PHOENIX (AP) -- One of Arizona's most notorious murder cases is in court again for a rare third trial as prosecutors seek a conviction in the killings of nine people, including six monks, at a suburban Phoenix Buddhist temple in 1991.
Johnathan A. Doody, now 39, was just 17 when he was accused of participating in the August 1991 slayings at the Wat Promkunaram temple. He was found guilty in 1993 and sentenced to 281 years in prison, but an appeals court threw out his conviction in 2011 after ruling that investigators improperly obtained his confession.
Doody went on trial again in August, but a judge declared a mistrial in October after jurors failed to reach a verdict.
Doody, who remains incarcerated, has maintained his innocence. His defense team said Wednesday during opening statements that the prosecution's case hinges only on the word of a convicted murderer.
However, Prosecutor Jason Kalish pointed to Doody as the one who "executed nine of his fellow human beings."
Another man, Allesandro "Alex" Garcia, pleaded guilty in the killings and was sentenced to life in prison in exchange for his testimony against Doody and a promise that prosecutors wouldn't seek the death penalty.
Garcia, who was 16 at the time of the killings and testified again at the second trial, said the crime was Doody's idea and that the two wanted to steal gold and cash from the monks. Authorities said the robbers made away with about $2,600 and other valuables.
All nine victims were shot in the back of the head. Doody's brother and mother were members of the temple.
The 9th U.S. Circuit Court of Appeals overturned Doody's conviction and ruled his confession inadmissible partly because he wasn't properly read his rights.
In the confession, Doody said he went to the temple during the robbery but claimed he was outside when the shootings occurred.
The appeals court's decision meant prosecutors couldn't use Doody's confession at his retrial and instead relied largely on Garcia's testimony.

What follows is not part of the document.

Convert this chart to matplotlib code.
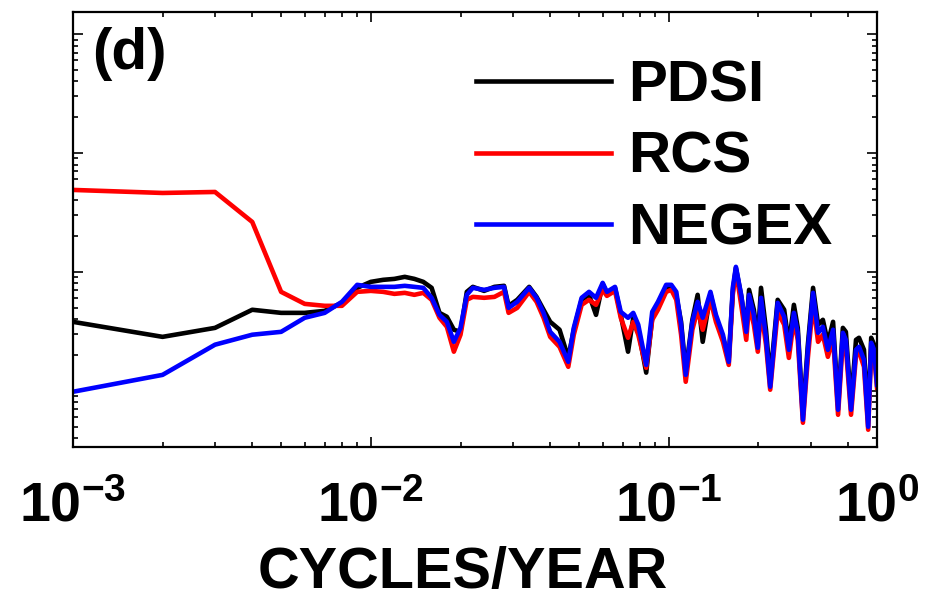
import numpy as np
import matplotlib.pyplot as plt
from matplotlib.ticker import LogLocator, NullFormatter

plt.rcParams['font.family'] = 'Liberation Sans'
plt.rcParams['font.weight'] = 'bold'
plt.rcParams['axes.labelweight'] = 'bold'
plt.rcParams['mathtext.fontset'] = 'custom'
plt.rcParams['mathtext.rm'] = 'Liberation Sans:bold'
plt.rcParams['mathtext.it'] = 'Liberation Sans:bold'
plt.rcParams['mathtext.bf'] = 'Liberation Sans:bold'

# frequency (cycles/year) and spectral power of the three series
freq = np.array([0.001, 0.002, 0.003, 0.004, 0.005, 0.006, 0.007, 0.008, 0.009, 0.010,
                 0.011, 0.012, 0.013, 0.014, 0.015, 0.016, 0.017, 0.018, 0.019, 0.020,
                 0.021, 0.022, 0.024, 0.026, 0.028, 0.029, 0.031, 0.034, 0.036, 0.038,
                 0.040, 0.043, 0.046, 0.048, 0.051, 0.054, 0.057, 0.060, 0.062, 0.066,
                 0.069, 0.073, 0.076, 0.079, 0.084, 0.088, 0.092, 0.098, 0.102, 0.106,
                 0.110, 0.114, 0.120, 0.125, 0.130, 0.138, 0.144, 0.152, 0.159, 0.164,
                 0.168, 0.175, 0.182, 0.186, 0.193, 0.199, 0.204, 0.212, 0.219, 0.232,
                 0.244, 0.253, 0.263, 0.271, 0.282, 0.293, 0.305, 0.317, 0.329, 0.342,
                 0.356, 0.370, 0.384, 0.393, 0.409, 0.425, 0.435, 0.452, 0.467, 0.478,
                 0.489, 0.500])

pdsi = [0.380, 0.284, 0.338, 0.480, 0.452, 0.452, 0.470, 0.549, 0.734, 0.824,
        0.857, 0.873, 0.908, 0.873, 0.824, 0.734, 0.452, 0.419, 0.326, 0.313,
        0.679, 0.748, 0.692, 0.748, 0.763, 0.518, 0.582, 0.748, 0.616, 0.480,
        0.380, 0.326, 0.189, 0.326, 0.582, 0.641, 0.435, 0.793, 0.653, 0.734,
        0.435, 0.213, 0.411, 0.326, 0.142, 0.411, 0.498, 0.748, 0.748, 0.628,
        0.380, 0.144, 0.395, 0.641, 0.258, 0.653, 0.411, 0.279, 0.189, 0.679,
        1.080, 0.628, 0.326, 0.706, 0.480, 0.268, 0.734, 0.326, 0.124, 0.582,
        0.480, 0.244, 0.528, 0.338, 0.0628, 0.244, 0.734, 0.359, 0.395, 0.253,
        0.380, 0.0762, 0.338, 0.313, 0.0762, 0.268, 0.279, 0.221, 0.0571, 0.279,
        0.244, 0.129]

rcs = [4.89, 4.61, 4.70, 2.63, 0.679, 0.538, 0.518, 0.518, 0.679, 0.692,
       0.679, 0.653, 0.666, 0.641, 0.666, 0.582, 0.411, 0.345, 0.213, 0.296,
       0.582, 0.616, 0.605, 0.616, 0.679, 0.452, 0.498, 0.679, 0.560, 0.411,
       0.284, 0.234, 0.159, 0.296, 0.528, 0.582, 0.528, 0.706, 0.628, 0.692,
       0.411, 0.279, 0.380, 0.296, 0.156, 0.395, 0.480, 0.679, 0.706, 0.582,
       0.296, 0.119, 0.326, 0.480, 0.326, 0.582, 0.380, 0.258, 0.165, 0.641,
       1.039, 0.528, 0.268, 0.528, 0.359, 0.213, 0.480, 0.244, 0.102, 0.461,
       0.359, 0.189, 0.395, 0.268, 0.0538, 0.189, 0.549, 0.258, 0.296, 0.193,
       0.279, 0.0628, 0.268, 0.230, 0.0628, 0.197, 0.213, 0.159, 0.0470, 0.221,
       0.197, 0.106]

negex = [0.098, 0.136, 0.244, 0.296, 0.313, 0.411, 0.452, 0.560, 0.778, 0.748,
         0.748, 0.748, 0.763, 0.748, 0.734, 0.605, 0.435, 0.380, 0.258, 0.338,
         0.641, 0.734, 0.706, 0.734, 0.748, 0.498, 0.560, 0.734, 0.605, 0.452,
         0.313, 0.258, 0.175, 0.338, 0.605, 0.679, 0.605, 0.808, 0.679, 0.748,
         0.461, 0.411, 0.452, 0.359, 0.165, 0.461, 0.560, 0.778, 0.778, 0.679,
         0.359, 0.136, 0.380, 0.560, 0.411, 0.679, 0.435, 0.296, 0.175, 0.734,
         1.102, 0.641, 0.313, 0.641, 0.435, 0.230, 0.605, 0.279, 0.108, 0.549,
         0.419, 0.221, 0.452, 0.307, 0.0571, 0.221, 0.666, 0.307, 0.345, 0.221,
         0.326, 0.0692, 0.307, 0.268, 0.0692, 0.221, 0.234, 0.182, 0.0498, 0.253,
         0.221, 0.112]

fig = plt.figure(figsize=(9.34, 6.07), dpi=100)
ax = fig.add_axes([0.078, 0.264, 0.861, 0.716])

ax.loglog(freq, pdsi, color='k', lw=3.3, label='PDSI')
ax.loglog(freq, rcs, color='r', lw=3.3, label='RCS')
ax.loglog(freq, negex, color='b', lw=3.3, label='NEGEX')

ax.set_xlim(1e-3, 0.5)
ax.set_ylim(0.0338, 153)

ax.set_xticks([1e-3, 1e-2, 1e-1, 0.5])
ax.set_xticklabels(['$10^{-3}$', '$10^{-2}$', '$10^{-1}$', '$10^{0}$'], fontsize=40)
ax.xaxis.set_minor_locator(LogLocator(base=10, subs=np.arange(2, 10), numticks=20))
ax.xaxis.set_minor_formatter(NullFormatter())
ax.yaxis.set_major_locator(LogLocator(base=10, numticks=20))
ax.yaxis.set_minor_locator(LogLocator(base=10, subs=np.arange(2, 10), numticks=20))
ax.yaxis.set_major_formatter(NullFormatter())
ax.yaxis.set_minor_formatter(NullFormatter())

ax.tick_params(which='both', direction='in', top=True, right=True, width=1.2)
ax.tick_params(which='major', length=7, pad=25)
ax.tick_params(which='minor', length=3.5)
for s in ax.spines.values():
    s.set_linewidth(1.6)

ax.set_xlabel('CYCLES/YEAR', fontsize=41.5)
ax.xaxis.set_label_coords(0.485, -0.228)
ax.text(0.024, 0.965, '(d)', transform=ax.transAxes, fontsize=42, va='top', ha='left')

ax.legend(loc='upper right', frameon=False, fontsize=42, handlelength=2.3,
          handletextpad=0.3, labelspacing=0.3, borderaxespad=0.3,
          bbox_to_anchor=(0.995, 0.985))

fig.savefig('out.png', dpi=100)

Garcia said Doody was determined to leave no witnesses and shot each victim. Items taken from the temple were found at Garcia's house, where Doody was staying at the time.
Defense attorneys say Garcia lied then, and is still lying, while prosecutors argue the two were equally culpable in the crime.
Garcia plans to testify again.
Doody was spared the death penalty in his first trial.
Prosecutors couldn't seek the death penalty in Doody's second trial because of a 2005 U.S. Supreme Court decision that prohibits authorities from pursuing that punishment against defendants who were under 18 years old when the crime occurred.